Of all the lines in the data below, how many contain "chart"? Report that number alone.

Extracted information —

━━━━━━━━━━

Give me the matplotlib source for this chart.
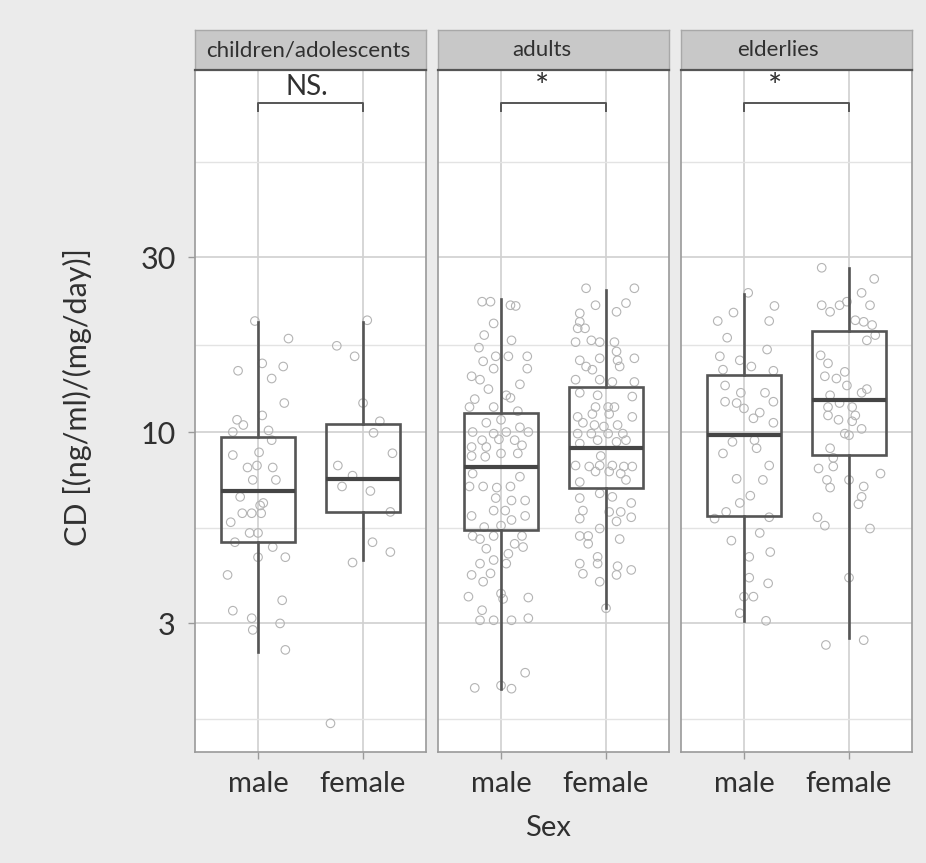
"""
CD by sex across age groups: faceted log-scale boxplots with jittered points.
"""

import matplotlib.pyplot as plt
from matplotlib.ticker import NullFormatter

plt.rcParams["font.family"] = ["Lato", "DejaVu Sans"]

# ── Data ──────────────────────────────────────────────────────────────────────
GROUPS = ["children/adolescents", "adults", "elderlies"]
SEXES = ["male", "female"]
SIGNIF = ["NS.", "*", "*"]

# box statistics per group, (male, female)
Q1 = [[5.01, 6.06], [5.40, 7.01], [5.90, 8.65]]
MEDIAN = [[6.92, 7.43], [8.04, 9.03], [9.81, 12.2]]
Q3 = [[9.71, 10.5], [11.25, 13.3], [14.3, 18.9]]
WHIS_LO = [[2.51, 4.47], [1.99, 3.30], [3.05, 2.73]]
WHIS_HI = [[20.0, 20.0], [23.05, 24.5], [23.9, 28.0]]

# individual observations with their horizontal jitter
child_m_val = [20.1, 18.0, 14.7, 15.4, 15.1, 14.0, 12.0, 11.1, 10.8, 10.45,
               10.0, 10.1, 9.5, 8.65, 8.8, 8.0, 8.1, 8.0, 7.4, 7.4,
               6.65, 6.3, 6.4, 6.0, 6.0, 6.0, 5.67, 5.3, 5.3, 5.0,
               4.85, 4.55, 4.55, 4.07, 3.47, 3.25, 3.1, 3.0, 2.88, 2.54]
child_m_jit = [-0.03, 0.29, -0.19, 0.04, 0.24, 0.13, 0.25, 0.04, -0.2, -0.14,
               -0.24, 0.1, 0.13, -0.24, 0.01, -0.1, -0.01, 0.14, -0.05, 0.17,
               -0.17, 0.02, 0.05, -0.15, -0.06, 0.03, -0.26, -0.08, 0.0, -0.22,
               0.14, 0.0, 0.26, -0.29, 0.23, -0.24, -0.06, 0.21, -0.05, 0.26]

child_f_val = [20.2, 17.2, 16.1, 12.0, 10.7, 9.95, 8.75, 8.1, 7.6, 7.1,
               6.9, 6.05, 5.0, 4.7, 4.4, 1.6]
child_f_jit = [0.04, -0.25, -0.08, 0.0, 0.16, 0.1, 0.28, -0.24, -0.1, -0.2,
               0.07, 0.26, 0.09, 0.26, -0.1, -0.31]

adult_m_val = [22.7, 22.7, 22.2, 22.1, 19.8, 18.4, 17.8, 17.0, 16.1, 16.1,
               16.1, 15.6, 14.9, 14.9, 14.2, 13.9, 13.5, 13.1, 12.6, 12.3,
               12.4, 11.7, 11.7, 11.4, 10.6, 10.8, 10.3, 10.0, 9.9, 10.0,
               10.0, 9.5, 9.55, 9.5, 9.1, 9.1, 9.2, 8.74, 8.74, 8.6,
               8.56, 7.7, 7.55, 7.1, 7.1, 7.05, 7.1, 6.6, 6.5, 6.5,
               6.1, 6.1, 5.9, 5.9, 5.75, 5.55, 5.5, 5.2, 5.1, 5.2,
               5.2, 4.95, 4.8, 4.85, 4.65, 4.47, 4.37, 4.37, 4.11, 4.07,
               3.9, 3.62, 3.55, 3.5, 3.53, 3.26, 3.06, 3.06, 3.06, 3.1,
               2.2, 2.0, 1.99, 2.03]
adult_m_jit = [-0.18, -0.1, 0.09, 0.14, -0.07, -0.16, 0.1, -0.21, -0.05, 0.07,
               0.25, -0.17, -0.07, 0.25, -0.28, -0.2, 0.18, -0.12, 0.05, -0.25,
               0.09, -0.3, -0.07, 0.16, -0.14, 0.0, 0.18, -0.27, -0.07, 0.05,
               0.26, -0.18, -0.02, 0.13, -0.28, -0.14, 0.2, 0.0, 0.16, -0.28,
               -0.15, -0.27, 0.18, -0.3, -0.17, -0.04, 0.09, -0.05, 0.1, 0.23,
               -0.07, 0.04, -0.28, 0.23, 0.1, 0.0, -0.16, -0.27, -0.2, -0.07,
               0.2, 0.13, -0.14, 0.21, 0.07, -0.07, -0.2, 0.05, -0.1, -0.28,
               -0.17, 0.0, -0.31, 0.02, 0.26, -0.18, -0.2, -0.07, 0.1, 0.26,
               0.23, -0.25, 0.1, 0.0]

adult_f_val = [24.7, 24.7, 22.5, 22.2, 21.3, 21.1, 20.0, 19.2, 19.2, 17.8,
               17.6, 17.6, 17.6, 16.6, 15.9, 15.7, 15.7, 15.9, 15.1, 15.1,
               14.8, 13.9, 13.9, 13.7, 13.7, 12.8, 12.6, 12.5, 11.7, 11.7,
               11.7, 11.0, 11.2, 11.2, 11.0, 10.6, 10.45, 10.35, 10.45, 9.9,
               9.9, 9.9, 9.9, 9.5, 9.4, 9.3, 9.5, 8.6, 8.1, 8.05,
               8.1, 8.1, 8.05, 8.05, 7.8, 7.8, 7.7, 7.3, 7.4, 6.8,
               6.65, 6.6, 6.4, 6.1, 6.05, 6.05, 5.8, 5.85, 5.7, 5.45,
               5.2, 5.2, 5.1, 4.95, 4.56, 4.37, 4.37, 4.3, 4.2, 4.1,
               3.9, 4.07, 3.3]
adult_f_jit = [-0.19, 0.27, 0.19, -0.1, 0.1, -0.25, -0.25, -0.27, -0.2, -0.14,
               -0.06, -0.29, 0.08, 0.1, -0.06, -0.25, 0.11, 0.27, -0.19, 0.13,
               -0.13, -0.29, -0.06, 0.06, 0.27, -0.25, -0.08, 0.25, -0.1, 0.02,
               0.08, -0.27, -0.13, 0.03, 0.25, -0.22, -0.11, -0.02, 0.11, -0.27,
               -0.14, 0.02, 0.16, -0.08, 0.1, -0.25, 0.19, -0.05, -0.29, -0.16,
               -0.06, 0.06, 0.17, 0.25, -0.1, 0.03, 0.14, -0.25, 0.19, -0.06,
               0.06, -0.25, 0.24, -0.22, 0.03, 0.14, -0.25, 0.24, 0.1, -0.06,
               -0.25, -0.17, 0.13, -0.17, -0.08, -0.25, -0.08, 0.11, 0.24, -0.22,
               -0.06, 0.1, 0.0]

elder_m_val = [24.0, 22.1, 21.2, 20.1, 20.1, 18.1, 16.8, 16.1, 15.7, 14.8,
               15.1, 14.7, 13.4, 12.8, 12.8, 12.1, 12.0, 11.6, 12.1, 11.3,
               10.9, 10.6, 9.4, 9.5, 9.03, 8.74, 8.1, 7.45, 7.4, 6.7,
               6.4, 6.05, 5.8, 5.85, 5.3, 5.05, 4.7, 4.56, 4.0, 3.86,
               3.55, 3.55, 3.2, 3.05]
elder_m_jit = [0.04, 0.29, -0.1, -0.25, 0.24, -0.16, 0.22, -0.23, -0.04, -0.2,
               0.07, 0.28, -0.18, -0.03, 0.2, -0.18, -0.07, 0.0, 0.28, 0.15,
               0.09, 0.28, -0.11, 0.1, 0.12, -0.2, 0.24, -0.07, 0.18, 0.06,
               -0.04, -0.17, -0.28, 0.24, 0.15, -0.12, 0.25, 0.05, 0.05, 0.23,
               0.0, 0.09, -0.04, 0.21]

elder_f_val = [28.1, 26.2, 24.0, 22.2, 22.2, 21.3, 22.2, 22.7, 20.2, 20.0,
               19.6, 17.8, 18.4, 16.2, 15.4, 14.6, 14.2, 14.0, 13.4, 13.1,
               12.6, 12.8, 12.0, 11.7, 11.7, 11.1, 10.8, 11.1, 10.7, 10.2,
               9.9, 9.8, 9.03, 8.5, 7.95, 8.05, 7.7, 7.4, 7.4, 7.05,
               7.1, 6.65, 6.35, 5.85, 5.55, 5.45, 4.0, 2.7, 2.62]
elder_f_jit = [-0.26, 0.24, 0.12, 0.2, -0.26, -0.18, -0.09, -0.02, 0.06, 0.14,
               0.22, 0.17, 0.25, -0.27, -0.2, -0.04, -0.23, -0.12, -0.02, 0.17,
               -0.18, 0.12, -0.09, -0.2, 0.03, -0.2, -0.1, 0.06, 0.03, 0.12,
               -0.04, 0.0, -0.18, -0.15, -0.29, -0.15, 0.3, 0.0, -0.21, -0.18,
               0.14, 0.12, 0.09, -0.3, -0.23, 0.2, 0.0, 0.14, -0.22]

POINTS = [
    [(child_m_val, child_m_jit), (child_f_val, child_f_jit)],
    [(adult_m_val, adult_m_jit), (adult_f_val, adult_f_jit)],
    [(elder_m_val, elder_m_jit), (elder_f_val, elder_f_jit)],
]

Y_TICKS = [3, 10, 30]
Y_MINOR = [1.643, 5.477, 17.32, 54.77]
Y_LIM = (1.336, 97.5)
BRACKET_Y = 79.0
BRACKET_DROP = 75.5

# ── Style ─────────────────────────────────────────────────────────────────────
BG = "#ebebeb"
STRIP = "#c8c8c8"
DARK = "#555555"
POINT = "#b4b4b4"
TEXT = "#303030"

PANEL_LEFT = [0.2106, 0.4730, 0.7354]
PANEL_W = 0.2495
PANEL_B = 0.1286
PANEL_H = 0.7903
STRIP_H = 0.0463

# label anchors: strip titles (axes fraction) and significance marks (x data)
STRIP_X = [0.489, 0.45, 0.418]
SIGNIF_X = [1.464, 1.392, 1.30]

fig = plt.figure(figsize=(9.26, 8.63), dpi=100, facecolor=BG)

for g, name in enumerate(GROUPS):
    ax = fig.add_axes([PANEL_LEFT[g], PANEL_B, PANEL_W, PANEL_H])
    ax.set_facecolor("white")
    ax.set_yscale("log")

    # jittered points
    for s in range(2):
        vals, jit = POINTS[g][s]
        xs = [s + 1 + j for j in jit]
        ax.scatter(xs, vals, s=38, facecolors="none", edgecolors=POINT,
                   linewidths=0.8, zorder=2)

    # boxes
    stats = [
        {"med": MEDIAN[g][s], "q1": Q1[g][s], "q3": Q3[g][s],
         "whislo": WHIS_LO[g][s], "whishi": WHIS_HI[g][s], "fliers": []}
        for s in range(2)
    ]
    ax.bxp(stats, positions=[1, 2], widths=0.7, showfliers=False,
           showcaps=False, patch_artist=True,
           boxprops=dict(facecolor="none", edgecolor=DARK, linewidth=1.9),
           medianprops=dict(color="#454545", linewidth=3.0),
           whiskerprops=dict(color=DARK, linewidth=1.9),
           zorder=3)

    ax.set_ylim(*Y_LIM)
    ax.set_xlim(0.4, 2.6)

    # grid
    ax.set_yticks(Y_TICKS)
    ax.set_yticks(Y_MINOR, minor=True)
    ax.yaxis.set_minor_formatter(NullFormatter())
    ax.set_xticks([1, 2])
    ax.set_xticklabels(SEXES)
    ax.set_axisbelow(True)
    ax.grid(which="major", color="#d0d0d0", linewidth=1.2)
    ax.grid(which="minor", axis="y", color="#e3e3e3", linewidth=1.0)

    # significance bracket
    ax.plot([1, 1, 2, 2], [BRACKET_DROP, BRACKET_Y, BRACKET_Y, BRACKET_DROP],
            color=DARK, linewidth=1.4, zorder=4)
    if SIGNIF[g] == "*":
        ax.text(SIGNIF_X[g], BRACKET_Y * 1.0, SIGNIF[g], ha="center",
                va="bottom", fontsize=24, color=TEXT)
    else:
        ax.text(SIGNIF_X[g], BRACKET_Y * 1.02, SIGNIF[g], ha="center",
                va="bottom", fontsize=20, color=TEXT)

    for sp in ax.spines.values():
        sp.set_color("#9a9a9a")
        sp.set_linewidth(1.2)

    ax.tick_params(axis="x", which="major", length=5, width=1, color="#9a9a9a",
                   labelsize=21, labelcolor=TEXT, pad=9)
    ax.tick_params(axis="y", which="minor", length=0)
    if g == 0:
        ax.set_yticklabels([str(t) for t in Y_TICKS])
        ax.tick_params(axis="y", which="major", length=5, width=1,
                       color="#9a9a9a", labelsize=22, labelcolor=TEXT,
                       pad=9)
    else:
        ax.tick_params(axis="y", which="major", length=0, labelleft=False)

    # facet strip
    st = fig.add_axes([PANEL_LEFT[g], PANEL_B + PANEL_H, PANEL_W, STRIP_H])
    st.set_facecolor(STRIP)
    st.set_xticks([])
    st.set_yticks([])
    for sp in st.spines.values():
        sp.set_color("#a8a8a8")
        sp.set_linewidth(1.0)
    st.spines["bottom"].set_color(DARK)
    st.spines["bottom"].set_linewidth(1.6)
    st.text(STRIP_X[g], 0.5, name, ha="center", va="center", fontsize=16,
            color=TEXT, transform=st.transAxes)

fig.text(0.084, 0.54, "CD [(ng/ml)/(mg/day)]", rotation=90, ha="center",
         va="center", fontsize=22, color=TEXT)
fig.text(0.592, 0.040, "Sex", ha="center", va="center", fontsize=21,
         color=TEXT)

fig.savefig("out.png", dpi=100, facecolor=BG)
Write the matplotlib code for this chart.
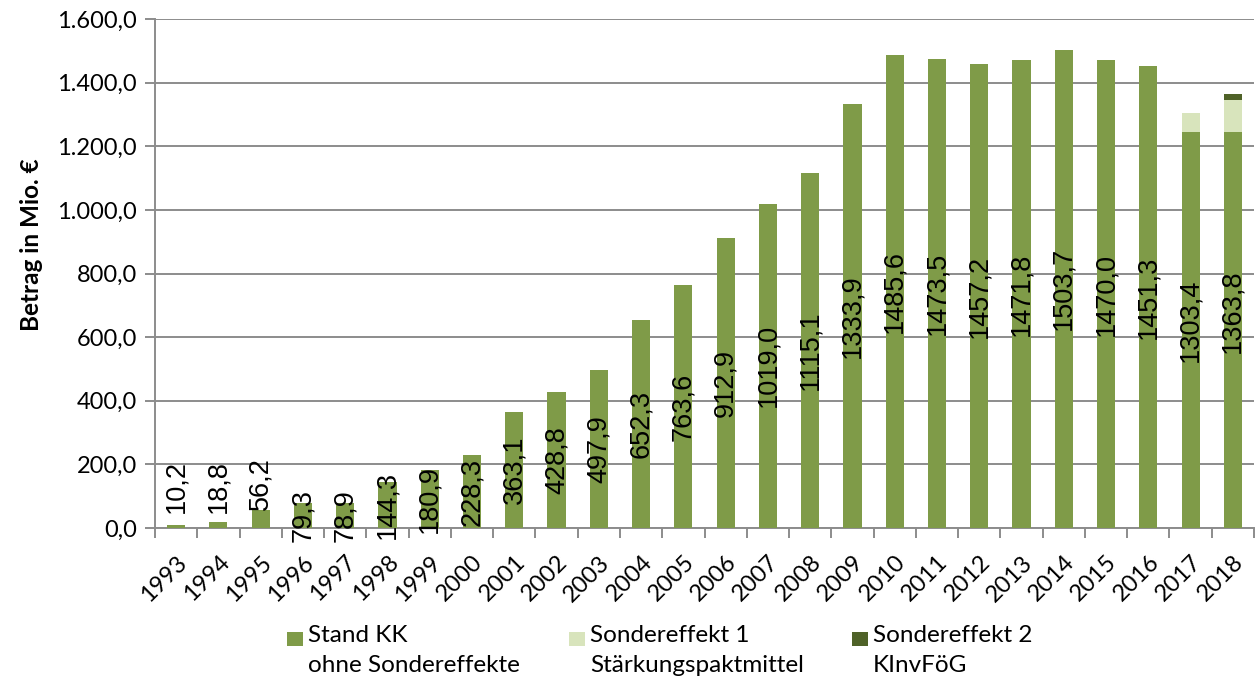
import matplotlib
matplotlib.use("Agg")
import matplotlib.pyplot as plt
from matplotlib.patches import Rectangle
import numpy as np

years = ["1993", "1994", "1995", "1996", "1997", "1998", "1999", "2000", "2001",
         "2002", "2003", "2004", "2005", "2006", "2007", "2008", "2009", "2010",
         "2011", "2012", "2013", "2014", "2015", "2016", "2017", "2018"]
stand_kk = [10.2, 18.8, 56.2, 79.3, 78.9, 144.3, 180.9, 228.3, 363.1, 428.8,
            497.9, 652.3, 763.6, 912.9, 1019.0, 1115.1, 1333.9, 1485.6, 1473.5,
            1457.2, 1471.8, 1503.7, 1470.0, 1451.3, 1243.4, 1243.4]
sondereffekt1 = [0] * 24 + [60.0, 103.5]
sondereffekt2 = [0] * 25 + [16.9]
totals = [10.2, 18.8, 56.2, 79.3, 78.9, 144.3, 180.9, 228.3, 363.1, 428.8,
          497.9, 652.3, 763.6, 912.9, 1019.0, 1115.1, 1333.9, 1485.6, 1473.5,
          1457.2, 1471.8, 1503.7, 1470.0, 1451.3, 1303.4, 1363.8]
series_labels = ["Stand KK\nohne Sondereffekte",
                 "Sondereffekt 1\nStärkungspaktmittel",
                 "Sondereffekt 2\nKInvFöG"]
yticks = [0, 200, 400, 600, 800, 1000, 1200, 1400, 1600]
ytick_labels = ["0,0", "200,0", "400,0", "600,0", "800,0", "1.000,0",
                "1.200,0", "1.400,0", "1.600,0"]

c_base = "#7F9B48"
c_se1 = "#D8E4BC"
c_se2 = "#4F6228"
grid_c = "#8C8C8C"

tick_font = "Lato"
fs = 17
fig = plt.figure(figsize=(12.56, 6.84), dpi=100)
ax = fig.add_axes([155 / 1256, 1 - 528 / 684, (1254 - 155) / 1256, (528 - 19) / 684])

x = np.arange(len(years))
w = 0.43
b1 = np.array(stand_kk)
b2 = b1 + np.array(sondereffekt1)
ax.bar(x, stand_kk, w, color=c_base, zorder=3)
ax.bar(x, sondereffekt1, w, bottom=b1, color=c_se1, zorder=3)
ax.bar(x, sondereffekt2, w, bottom=b2, color=c_se2, zorder=3)

for xi, t in zip(x, totals):
    lab = f"{t:.1f}".replace(".", ",")
    if t < 60:
        ax.text(xi, max(t, 45) + 1, lab, rotation=90, ha="center", va="bottom",
                fontsize=19.5, family="Liberation Sans", zorder=4, clip_on=False)
    else:
        ax.text(xi, t / 2, lab, rotation=90, ha="center", va="center",
                fontsize=19.5, family="Liberation Sans", zorder=4, clip_on=False)

ax.set_xlim(-0.5, len(years) - 0.5)
ax.set_ylim(0, 1600)
ax.set_yticks(yticks)
ax.set_yticklabels(ytick_labels, family=tick_font, fontsize=fs)
ax.yaxis.grid(True, color=grid_c, linewidth=1.4, zorder=0)
ax.set_axisbelow(True)

ax.set_xticks(x)
ax.set_xticklabels(years, rotation=45, ha="right", va="top", rotation_mode="anchor",
                   family=tick_font, fontsize=fs)
ax.set_xticks(np.arange(len(years) + 1) - 0.5, minor=True)
ax.tick_params(axis="x", which="major", length=0, pad=17)
ax.tick_params(axis="x", which="minor", length=7, width=1.4, color=grid_c)
ax.tick_params(axis="y", length=7, width=1.4, color=grid_c, pad=6)

for s in ["top", "right"]:
    ax.spines[s].set_visible(False)
for s in ["left", "bottom"]:
    ax.spines[s].set_color(grid_c)
    ax.spines[s].set_linewidth(1.4)

fig.text(32 / 1256, 1 - 245 / 684, "Betrag in Mio. €", family=tick_font, fontsize=17.5,
         fontweight="bold", rotation=90, ha="center", va="center")

# legend
leg_x = [287, 569, 852]
colors = [c_base, c_se1, c_se2]
for lx, col, lab in zip(leg_x, colors, series_labels):
    fig.patches.append(Rectangle((lx / 1256, 1 - 646 / 684), 16 / 1256, 14 / 684,
                                 transform=fig.transFigure, facecolor=col,
                                 edgecolor="none"))
    fig.text((lx + 21) / 1256, 1 - 625 / 684, lab, family=tick_font, fontsize=17.5,
             ha="left", va="top", linespacing=1.5)

fig.savefig("out.png", dpi=100)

━━━━━━━━━━

Exercise response —
2